(Entries with chart source code)
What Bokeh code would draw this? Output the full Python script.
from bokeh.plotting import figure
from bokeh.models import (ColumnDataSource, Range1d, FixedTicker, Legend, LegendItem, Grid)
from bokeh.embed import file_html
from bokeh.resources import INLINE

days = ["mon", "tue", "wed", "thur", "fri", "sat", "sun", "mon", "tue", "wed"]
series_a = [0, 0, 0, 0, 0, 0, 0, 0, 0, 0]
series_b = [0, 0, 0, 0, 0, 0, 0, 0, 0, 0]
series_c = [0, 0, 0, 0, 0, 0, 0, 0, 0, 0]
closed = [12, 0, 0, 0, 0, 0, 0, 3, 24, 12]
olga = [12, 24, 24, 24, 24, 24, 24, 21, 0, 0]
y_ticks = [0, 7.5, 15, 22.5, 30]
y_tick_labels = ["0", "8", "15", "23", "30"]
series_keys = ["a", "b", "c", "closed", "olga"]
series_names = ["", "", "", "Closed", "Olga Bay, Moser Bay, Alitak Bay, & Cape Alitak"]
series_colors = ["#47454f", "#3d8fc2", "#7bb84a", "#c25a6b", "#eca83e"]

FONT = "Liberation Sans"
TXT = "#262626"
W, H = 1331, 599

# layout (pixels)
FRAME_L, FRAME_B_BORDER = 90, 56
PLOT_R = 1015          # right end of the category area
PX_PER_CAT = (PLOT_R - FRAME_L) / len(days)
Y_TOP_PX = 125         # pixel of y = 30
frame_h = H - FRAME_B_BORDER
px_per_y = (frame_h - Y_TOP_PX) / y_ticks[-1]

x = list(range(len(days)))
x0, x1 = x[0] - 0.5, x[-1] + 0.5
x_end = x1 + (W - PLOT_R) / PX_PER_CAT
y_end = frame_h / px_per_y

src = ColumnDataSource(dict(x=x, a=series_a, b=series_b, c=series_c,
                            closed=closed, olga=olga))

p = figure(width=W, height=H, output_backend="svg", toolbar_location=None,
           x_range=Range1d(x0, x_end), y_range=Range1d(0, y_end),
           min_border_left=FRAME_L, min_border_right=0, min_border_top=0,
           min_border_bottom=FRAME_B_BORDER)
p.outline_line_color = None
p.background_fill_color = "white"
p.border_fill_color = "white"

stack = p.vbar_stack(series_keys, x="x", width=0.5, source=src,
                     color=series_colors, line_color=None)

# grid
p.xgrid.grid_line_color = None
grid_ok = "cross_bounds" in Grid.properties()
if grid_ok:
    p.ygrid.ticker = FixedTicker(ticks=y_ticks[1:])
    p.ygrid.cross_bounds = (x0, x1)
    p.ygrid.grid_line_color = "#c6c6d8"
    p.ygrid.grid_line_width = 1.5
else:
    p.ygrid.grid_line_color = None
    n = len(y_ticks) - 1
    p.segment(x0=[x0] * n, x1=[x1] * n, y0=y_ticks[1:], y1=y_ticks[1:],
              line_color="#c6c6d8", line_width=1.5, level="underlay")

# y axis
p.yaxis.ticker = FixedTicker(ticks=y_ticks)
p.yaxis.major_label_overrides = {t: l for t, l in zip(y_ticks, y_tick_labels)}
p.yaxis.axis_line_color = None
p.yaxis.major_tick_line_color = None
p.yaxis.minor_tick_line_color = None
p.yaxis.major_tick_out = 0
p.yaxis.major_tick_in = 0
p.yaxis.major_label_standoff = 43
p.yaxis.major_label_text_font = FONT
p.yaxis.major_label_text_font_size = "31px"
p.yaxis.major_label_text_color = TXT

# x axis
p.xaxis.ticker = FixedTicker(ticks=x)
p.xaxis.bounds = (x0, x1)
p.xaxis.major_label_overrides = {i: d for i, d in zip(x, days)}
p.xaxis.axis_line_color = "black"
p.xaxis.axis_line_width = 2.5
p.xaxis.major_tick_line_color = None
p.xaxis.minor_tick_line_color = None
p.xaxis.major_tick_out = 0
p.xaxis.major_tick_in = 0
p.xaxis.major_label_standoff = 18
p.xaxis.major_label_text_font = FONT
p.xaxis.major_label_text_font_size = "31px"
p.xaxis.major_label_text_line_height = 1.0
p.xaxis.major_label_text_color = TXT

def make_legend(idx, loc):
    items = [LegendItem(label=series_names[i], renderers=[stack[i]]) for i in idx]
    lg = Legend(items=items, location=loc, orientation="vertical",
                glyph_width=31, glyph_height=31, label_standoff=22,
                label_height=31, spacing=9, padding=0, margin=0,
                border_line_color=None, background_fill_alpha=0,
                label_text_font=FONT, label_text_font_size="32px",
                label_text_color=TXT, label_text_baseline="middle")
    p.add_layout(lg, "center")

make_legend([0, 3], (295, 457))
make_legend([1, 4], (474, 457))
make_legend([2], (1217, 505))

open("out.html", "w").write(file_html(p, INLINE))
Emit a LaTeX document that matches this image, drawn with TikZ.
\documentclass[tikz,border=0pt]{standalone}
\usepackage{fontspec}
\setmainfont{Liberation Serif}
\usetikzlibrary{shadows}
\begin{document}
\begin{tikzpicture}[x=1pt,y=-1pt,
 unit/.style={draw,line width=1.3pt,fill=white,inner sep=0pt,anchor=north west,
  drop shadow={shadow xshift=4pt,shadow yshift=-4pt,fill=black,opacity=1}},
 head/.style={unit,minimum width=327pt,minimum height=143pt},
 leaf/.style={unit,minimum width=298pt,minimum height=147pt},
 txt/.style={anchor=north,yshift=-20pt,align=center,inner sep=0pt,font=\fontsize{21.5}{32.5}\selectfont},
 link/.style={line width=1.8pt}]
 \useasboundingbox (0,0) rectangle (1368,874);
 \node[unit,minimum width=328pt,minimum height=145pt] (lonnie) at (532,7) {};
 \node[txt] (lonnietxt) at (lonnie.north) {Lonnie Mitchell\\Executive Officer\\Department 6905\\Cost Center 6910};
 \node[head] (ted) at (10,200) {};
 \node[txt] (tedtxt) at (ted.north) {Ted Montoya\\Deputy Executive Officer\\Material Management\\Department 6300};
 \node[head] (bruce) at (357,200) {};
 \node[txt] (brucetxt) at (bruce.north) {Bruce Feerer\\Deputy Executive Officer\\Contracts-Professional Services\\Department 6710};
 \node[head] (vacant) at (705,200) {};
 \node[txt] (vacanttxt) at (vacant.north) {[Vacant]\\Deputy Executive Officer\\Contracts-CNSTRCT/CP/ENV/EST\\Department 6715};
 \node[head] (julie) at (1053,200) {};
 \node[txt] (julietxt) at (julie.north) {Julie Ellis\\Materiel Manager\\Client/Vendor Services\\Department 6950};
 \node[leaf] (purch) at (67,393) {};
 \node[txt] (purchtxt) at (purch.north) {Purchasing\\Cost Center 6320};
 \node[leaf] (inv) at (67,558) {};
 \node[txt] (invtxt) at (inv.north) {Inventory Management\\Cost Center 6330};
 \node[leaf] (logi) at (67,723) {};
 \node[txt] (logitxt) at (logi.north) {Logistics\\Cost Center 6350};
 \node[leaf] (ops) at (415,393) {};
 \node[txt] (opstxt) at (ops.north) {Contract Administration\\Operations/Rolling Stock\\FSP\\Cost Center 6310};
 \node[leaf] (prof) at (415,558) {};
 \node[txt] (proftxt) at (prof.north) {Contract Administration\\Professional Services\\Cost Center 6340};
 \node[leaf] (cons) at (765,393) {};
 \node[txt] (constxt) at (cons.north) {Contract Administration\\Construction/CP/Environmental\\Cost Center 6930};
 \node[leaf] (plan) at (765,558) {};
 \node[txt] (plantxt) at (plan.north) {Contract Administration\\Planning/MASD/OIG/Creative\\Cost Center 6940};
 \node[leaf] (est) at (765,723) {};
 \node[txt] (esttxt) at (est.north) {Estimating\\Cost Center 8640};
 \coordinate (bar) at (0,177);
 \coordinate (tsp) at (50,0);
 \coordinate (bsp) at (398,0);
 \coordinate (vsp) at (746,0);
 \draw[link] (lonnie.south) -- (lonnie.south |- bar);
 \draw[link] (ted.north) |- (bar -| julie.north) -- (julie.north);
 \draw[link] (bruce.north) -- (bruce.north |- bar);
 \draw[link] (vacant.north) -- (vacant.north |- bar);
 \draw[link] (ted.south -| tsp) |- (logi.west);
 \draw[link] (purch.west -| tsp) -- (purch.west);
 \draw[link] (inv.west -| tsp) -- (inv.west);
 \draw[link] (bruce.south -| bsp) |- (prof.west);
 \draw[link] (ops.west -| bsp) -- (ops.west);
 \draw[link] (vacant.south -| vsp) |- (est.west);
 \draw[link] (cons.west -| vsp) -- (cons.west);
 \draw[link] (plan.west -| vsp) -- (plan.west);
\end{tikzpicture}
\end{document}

To be done:
Pull out every line of the records above that contains the word "this".

Response to the task:
What Bokeh code would draw this? Output the full Python script.
Emit a LaTeX document that matches this image, drawn with TikZ.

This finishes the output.